A deep and consistent feature of the play is irony. If we compare the opening scene with the closing scene, the irony of Oedipus's experience is stark. At the beginning he is a powerful, commanding, regal figure with the interests of Thebes and its suffering citizens as his focus. By the end Oedipus is destitute, exiled by his own decree (''may he wear out his life in misery and miserable doom''), having promised to wipe out the source of the plague without realising he is the source, and that all the evidence will lead back to himself.

At so many key points there is a sharp interplay between public knowledge and private awareness, or unconscious knowledge, which sets up great tension. This is part of the larger revelatory process that structures the play as a whole. The unfolding evidence takes centre stage in the key sequences and confrontations, and amid repeated patterns of imagery to do with darkness and light, blindness and sight, the value of knowledge and the ''plague'' of ignorance and infamy.

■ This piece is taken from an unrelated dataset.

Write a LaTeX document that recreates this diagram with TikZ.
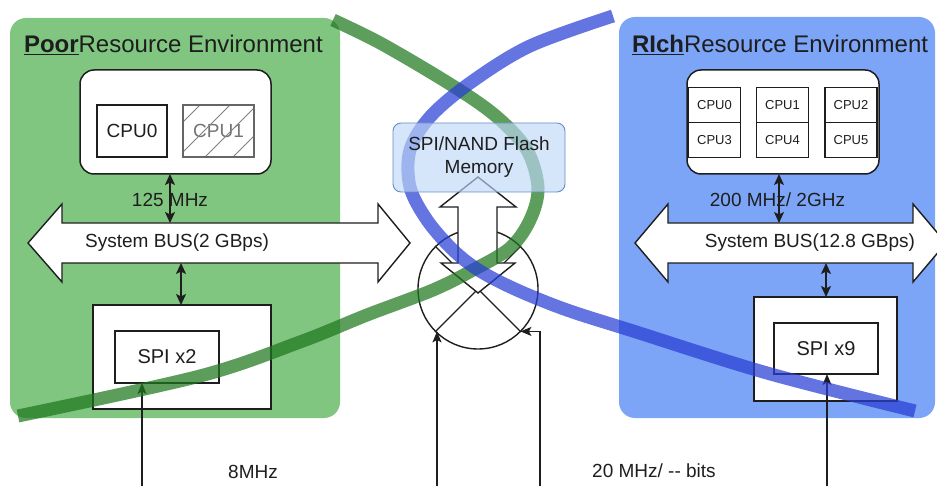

The Chorus is the voice of the Theban citizens, fearful and confused by the unfolding events. Oedipus is a man of action who takes on the responsibility of rescuing the people by anticipating certain moves. He sends Creon to consult the oracle of Apollo before being advised to do so, and learns that the murderer of the former King Laius is the cause of the plague and is in Thebes. He decides to reopen the unsolved case and calls in the reluctant Teiresias. The blind seer reveals that Oedipus himself is the ''land's pollution'', but Oedipus dismisses his words.

Prophecy is a motivating force and Teiresias knows of the child prophesied to kill his father and marry his mother - a tale that unites Thebes and Corinth and motivates decisions both in the house of Laius and in the mind of Oedipus, as he flees the home of his supposed parents.